╭─ MATERIAL SHOWN

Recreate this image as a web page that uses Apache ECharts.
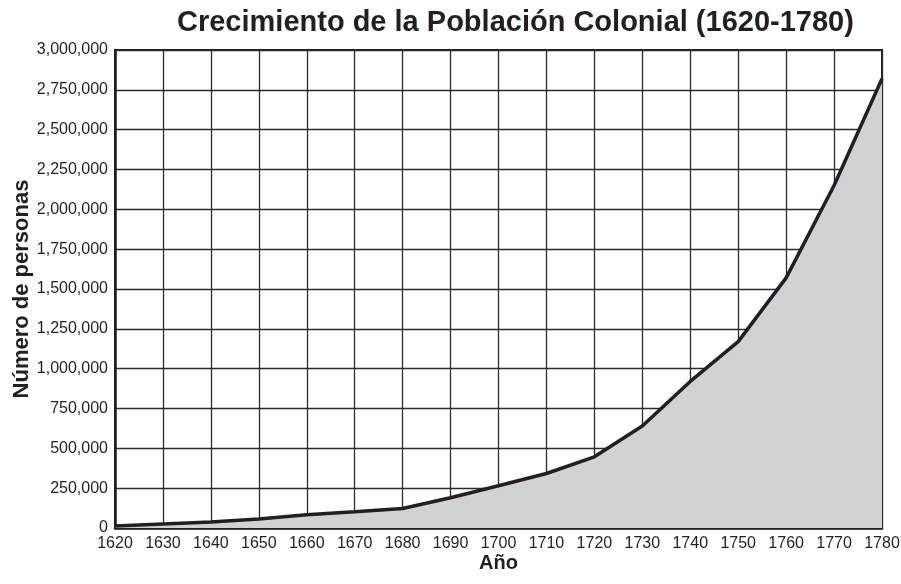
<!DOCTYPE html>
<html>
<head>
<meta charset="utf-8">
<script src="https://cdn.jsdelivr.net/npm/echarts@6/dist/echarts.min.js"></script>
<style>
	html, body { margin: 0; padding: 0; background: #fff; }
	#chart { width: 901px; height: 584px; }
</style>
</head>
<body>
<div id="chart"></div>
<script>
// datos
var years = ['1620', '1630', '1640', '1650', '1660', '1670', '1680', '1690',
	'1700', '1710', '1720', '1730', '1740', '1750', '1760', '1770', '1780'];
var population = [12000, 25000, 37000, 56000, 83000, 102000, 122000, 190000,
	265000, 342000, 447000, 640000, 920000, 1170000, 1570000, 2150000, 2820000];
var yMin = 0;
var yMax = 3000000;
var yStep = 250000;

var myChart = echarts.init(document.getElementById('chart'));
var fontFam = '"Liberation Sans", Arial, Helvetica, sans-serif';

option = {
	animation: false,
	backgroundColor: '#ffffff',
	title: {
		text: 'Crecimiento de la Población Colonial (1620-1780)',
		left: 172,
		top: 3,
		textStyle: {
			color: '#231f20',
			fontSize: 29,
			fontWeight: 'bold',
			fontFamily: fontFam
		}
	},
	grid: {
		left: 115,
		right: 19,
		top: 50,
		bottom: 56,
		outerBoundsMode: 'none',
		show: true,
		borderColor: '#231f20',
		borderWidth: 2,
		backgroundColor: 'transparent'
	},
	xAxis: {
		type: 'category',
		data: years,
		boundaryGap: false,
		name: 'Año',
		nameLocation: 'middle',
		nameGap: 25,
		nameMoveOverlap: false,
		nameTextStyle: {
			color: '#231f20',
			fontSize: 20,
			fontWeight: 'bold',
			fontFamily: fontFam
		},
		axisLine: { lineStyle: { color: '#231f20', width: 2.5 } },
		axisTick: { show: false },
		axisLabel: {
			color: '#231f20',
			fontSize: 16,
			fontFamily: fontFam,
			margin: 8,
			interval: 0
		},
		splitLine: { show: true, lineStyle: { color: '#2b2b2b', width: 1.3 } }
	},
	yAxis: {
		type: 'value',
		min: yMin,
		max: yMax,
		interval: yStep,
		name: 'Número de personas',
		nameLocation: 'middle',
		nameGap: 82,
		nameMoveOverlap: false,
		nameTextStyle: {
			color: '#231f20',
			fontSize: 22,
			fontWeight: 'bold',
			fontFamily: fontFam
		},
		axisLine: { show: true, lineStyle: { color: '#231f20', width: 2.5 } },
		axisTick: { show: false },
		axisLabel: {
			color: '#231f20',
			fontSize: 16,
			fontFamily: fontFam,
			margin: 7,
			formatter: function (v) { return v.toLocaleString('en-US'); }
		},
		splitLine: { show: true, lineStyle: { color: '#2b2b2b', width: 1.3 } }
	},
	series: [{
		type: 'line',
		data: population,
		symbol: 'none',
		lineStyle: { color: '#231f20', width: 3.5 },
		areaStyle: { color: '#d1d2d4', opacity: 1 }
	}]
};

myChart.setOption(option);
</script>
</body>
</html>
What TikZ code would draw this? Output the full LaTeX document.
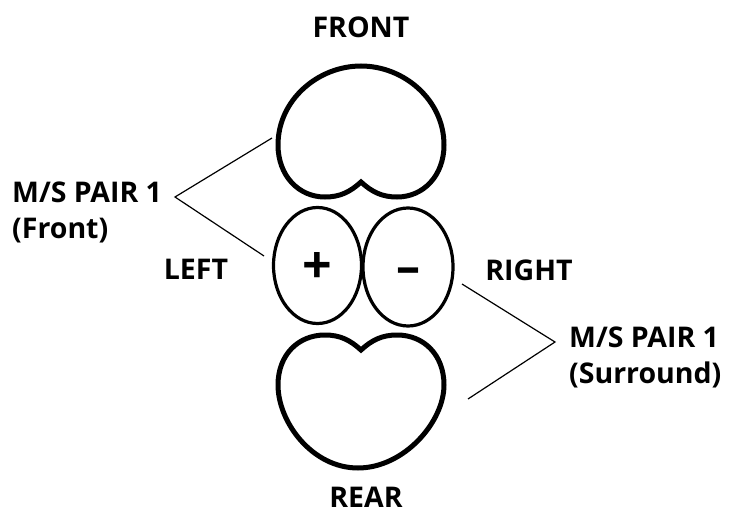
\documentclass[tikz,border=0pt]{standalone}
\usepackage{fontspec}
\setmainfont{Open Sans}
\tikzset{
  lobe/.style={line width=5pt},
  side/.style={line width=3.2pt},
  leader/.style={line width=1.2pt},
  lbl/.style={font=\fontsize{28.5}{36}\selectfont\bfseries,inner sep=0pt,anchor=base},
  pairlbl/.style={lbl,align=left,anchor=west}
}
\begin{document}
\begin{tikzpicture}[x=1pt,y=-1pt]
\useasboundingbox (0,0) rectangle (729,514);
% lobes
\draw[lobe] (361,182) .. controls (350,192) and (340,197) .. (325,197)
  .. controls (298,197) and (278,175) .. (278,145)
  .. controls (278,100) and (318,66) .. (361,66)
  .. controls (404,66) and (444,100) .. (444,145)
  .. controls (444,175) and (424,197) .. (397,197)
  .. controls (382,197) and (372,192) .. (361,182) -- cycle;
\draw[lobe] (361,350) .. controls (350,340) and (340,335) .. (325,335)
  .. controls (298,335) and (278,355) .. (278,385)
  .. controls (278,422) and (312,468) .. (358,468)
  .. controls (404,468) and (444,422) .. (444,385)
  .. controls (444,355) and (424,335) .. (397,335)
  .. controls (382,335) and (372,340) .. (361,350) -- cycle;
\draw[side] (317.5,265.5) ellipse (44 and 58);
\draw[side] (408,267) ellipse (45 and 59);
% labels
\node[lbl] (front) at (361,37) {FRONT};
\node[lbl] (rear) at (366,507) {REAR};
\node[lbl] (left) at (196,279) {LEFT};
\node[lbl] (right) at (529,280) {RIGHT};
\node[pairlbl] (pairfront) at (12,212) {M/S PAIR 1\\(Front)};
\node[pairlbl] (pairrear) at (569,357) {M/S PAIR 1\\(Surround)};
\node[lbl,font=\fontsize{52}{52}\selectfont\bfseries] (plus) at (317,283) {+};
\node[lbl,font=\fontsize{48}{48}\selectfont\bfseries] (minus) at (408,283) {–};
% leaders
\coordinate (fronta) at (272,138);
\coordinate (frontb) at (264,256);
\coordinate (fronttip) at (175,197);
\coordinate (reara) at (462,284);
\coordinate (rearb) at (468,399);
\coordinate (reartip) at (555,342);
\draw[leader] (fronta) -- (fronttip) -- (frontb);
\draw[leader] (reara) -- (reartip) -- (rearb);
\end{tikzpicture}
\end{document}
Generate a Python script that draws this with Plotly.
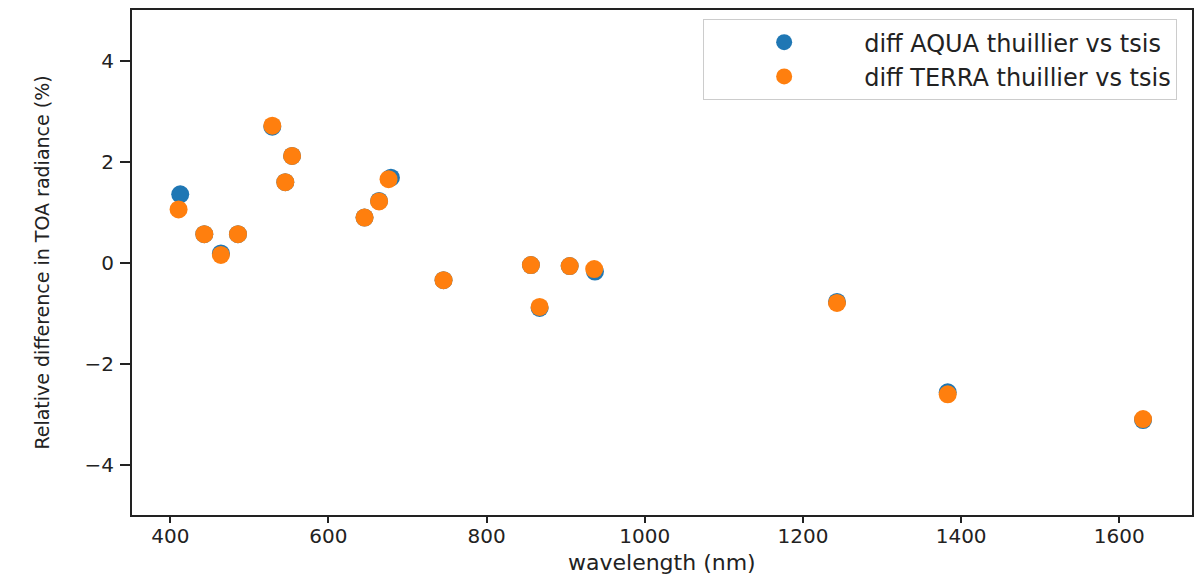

╰─
╭─ MATERIAL SHOWN

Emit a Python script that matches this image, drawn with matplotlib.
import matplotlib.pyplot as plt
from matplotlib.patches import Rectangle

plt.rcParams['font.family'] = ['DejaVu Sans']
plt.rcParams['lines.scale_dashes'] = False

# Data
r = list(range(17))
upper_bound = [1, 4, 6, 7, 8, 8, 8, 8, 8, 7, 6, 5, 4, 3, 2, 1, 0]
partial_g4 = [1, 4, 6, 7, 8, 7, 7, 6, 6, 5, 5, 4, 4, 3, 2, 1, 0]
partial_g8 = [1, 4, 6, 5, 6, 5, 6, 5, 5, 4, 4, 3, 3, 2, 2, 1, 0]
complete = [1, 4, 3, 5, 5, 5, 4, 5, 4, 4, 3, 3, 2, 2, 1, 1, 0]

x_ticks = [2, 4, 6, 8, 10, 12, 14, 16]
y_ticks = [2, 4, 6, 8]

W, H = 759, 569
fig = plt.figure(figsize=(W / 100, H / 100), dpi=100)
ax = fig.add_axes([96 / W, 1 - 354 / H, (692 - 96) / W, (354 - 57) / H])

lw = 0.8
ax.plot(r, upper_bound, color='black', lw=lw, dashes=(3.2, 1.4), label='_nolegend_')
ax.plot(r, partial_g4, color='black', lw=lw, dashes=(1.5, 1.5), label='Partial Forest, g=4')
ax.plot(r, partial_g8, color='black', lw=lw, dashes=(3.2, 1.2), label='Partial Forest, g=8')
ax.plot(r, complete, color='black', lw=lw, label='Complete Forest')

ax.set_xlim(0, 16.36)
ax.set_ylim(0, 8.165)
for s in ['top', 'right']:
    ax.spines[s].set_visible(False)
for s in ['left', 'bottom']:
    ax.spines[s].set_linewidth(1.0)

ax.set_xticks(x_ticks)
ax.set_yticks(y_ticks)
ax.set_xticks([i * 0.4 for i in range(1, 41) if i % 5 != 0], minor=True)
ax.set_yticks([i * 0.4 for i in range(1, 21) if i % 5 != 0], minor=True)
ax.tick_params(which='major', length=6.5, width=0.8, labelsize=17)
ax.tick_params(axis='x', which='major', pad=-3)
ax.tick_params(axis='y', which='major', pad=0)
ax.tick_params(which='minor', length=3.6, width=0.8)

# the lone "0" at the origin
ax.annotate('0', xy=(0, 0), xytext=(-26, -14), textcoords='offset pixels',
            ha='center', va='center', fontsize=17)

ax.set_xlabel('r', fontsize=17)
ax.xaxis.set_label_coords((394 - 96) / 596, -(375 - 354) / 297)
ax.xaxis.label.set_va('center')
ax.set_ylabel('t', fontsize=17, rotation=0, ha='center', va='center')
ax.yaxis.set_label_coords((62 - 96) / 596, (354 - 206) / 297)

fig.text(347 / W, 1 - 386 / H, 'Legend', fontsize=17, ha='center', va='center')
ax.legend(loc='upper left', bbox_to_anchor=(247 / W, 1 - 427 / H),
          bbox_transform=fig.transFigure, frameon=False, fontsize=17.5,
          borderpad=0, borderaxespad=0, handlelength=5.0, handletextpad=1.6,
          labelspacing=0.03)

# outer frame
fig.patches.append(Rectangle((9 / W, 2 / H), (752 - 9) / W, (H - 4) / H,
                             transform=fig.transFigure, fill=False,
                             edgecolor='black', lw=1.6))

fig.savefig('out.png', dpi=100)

╰─

Above are records; repeat only the lines starting at the line with "Emit a Python" and ending at the line with "plt.rcParams['lines.scale_dashes'] = False", exactly as they appear, both included.

Emit a Python script that matches this image, drawn with matplotlib.
import matplotlib.pyplot as plt
from matplotlib.patches import Rectangle

plt.rcParams['font.family'] = ['DejaVu Sans']
plt.rcParams['lines.scale_dashes'] = False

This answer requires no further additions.